Ambos estavam com a alma despedaçada, pois perderam sua “filhinha” de 16 anos. Sempre a chamara de filhinha e, ao pensar nos seus pés sujos no azul do sofá, dá um sorriso por dentro. Lembra-se que brigava sempre com a filhinha por isso. E hoje lhe parece um motivo tão tolo.

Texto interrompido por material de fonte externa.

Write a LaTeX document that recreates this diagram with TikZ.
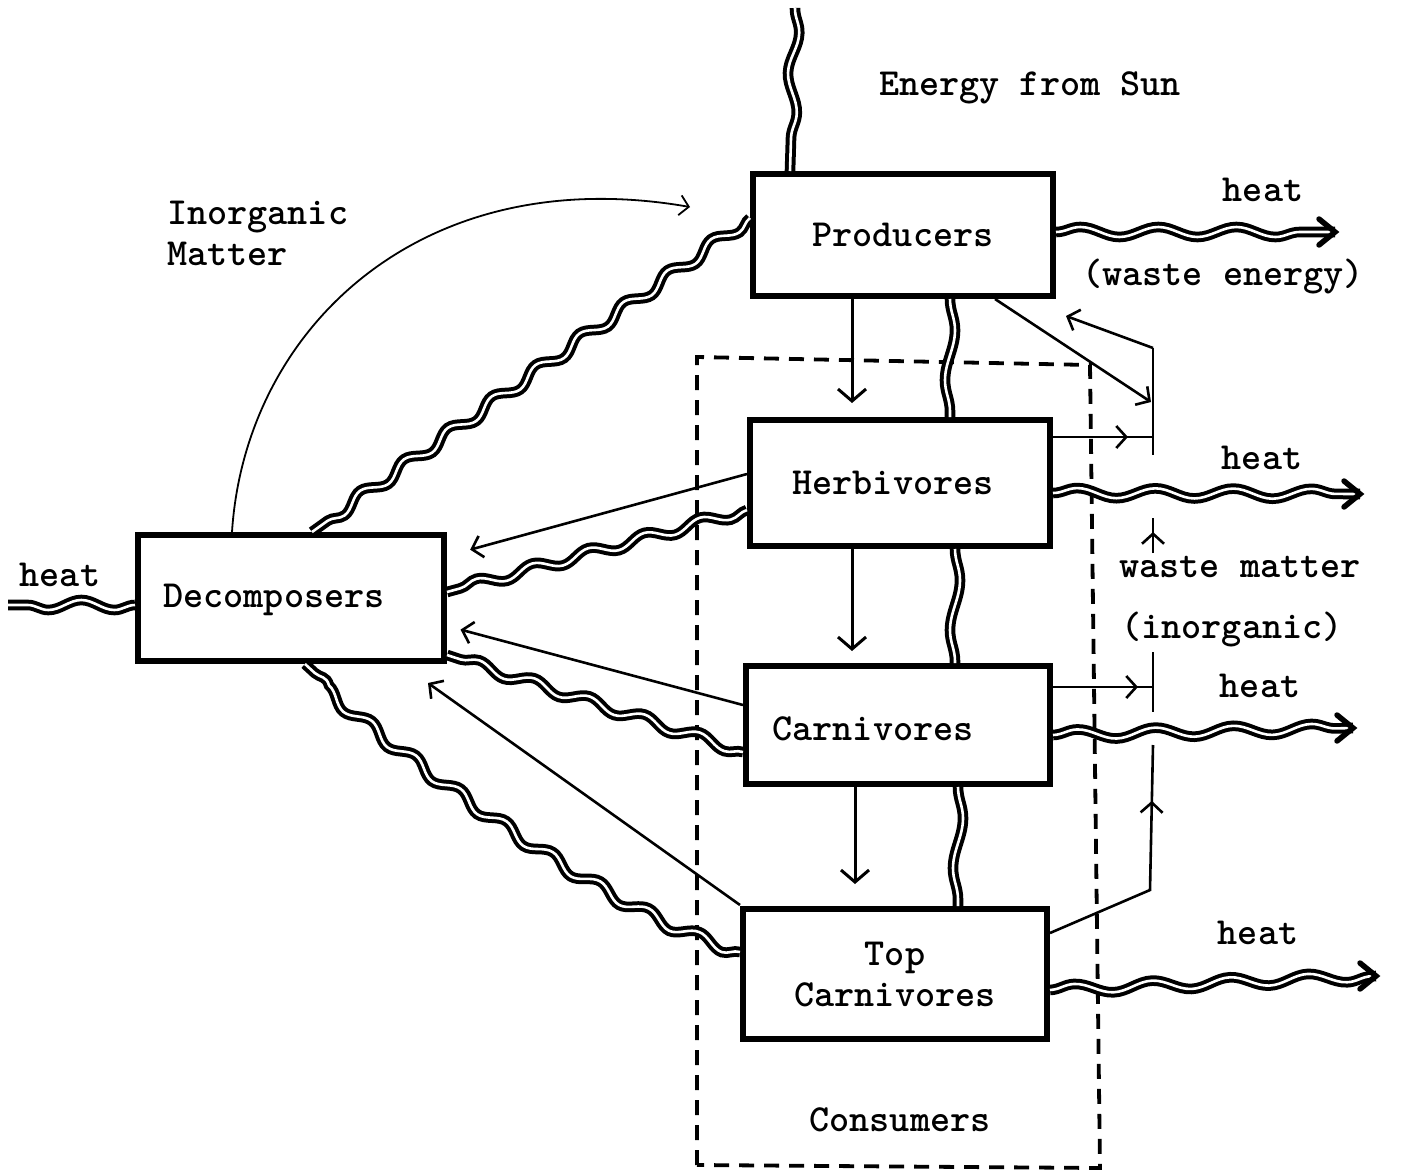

Desde a morte da menina ela sente que nem existe. Nada lhe interessa, nada faz sentido, nada é bom. A perda devastou aquela mulher. Ela chora por horas. Após muito sofrer, ela ouve a porta se abrir.
É Jorge.
Ele tira a máscara obrigatória e ela pensa em como esse pedaço de pano é inútil. “Não salvou minha mocinha”. Pensou suspirando com mais dor. Está sem paciência, grita de um sofrimento que é cortante, é azedo, é cinza, é fumegante como uma cidade que acabara de ser bombardeada. Olham-se e, cada um, guarda mais o seu sofrer. E como campos magnéticos semelhantes, se repelem.
Aquele luto destruiu todos os sentimentos bons e os dois gritam e gritam e se desentendem no instante do olhar. Um não pode ajudar o outro. Se culpam, se repulsam, se acusam.
Cada um tem uma dor que ocupa mais, muito mais do que aquele apartamento e eles não cabem ali. Choro, ar, dor, ardor, suspiro. Choro, desconsolo, solidão. Choro, culpa.
Não há violência física, mas, no momento, não se suportam.
Jorge recoloca a máscara contra a Covid.
Sai resoluto e firme, conquanto arrasado e destruído. Ela volta ao canto azul de seu sofá e chora até dormir. Não sonha, dorme pesado e acorda com o peso do viver.
Senta no chão e põe o rosto no assento do sofá. Sente seu próprio calor vindo do tecido e pensa em como um vírus pode ter destruído tanto.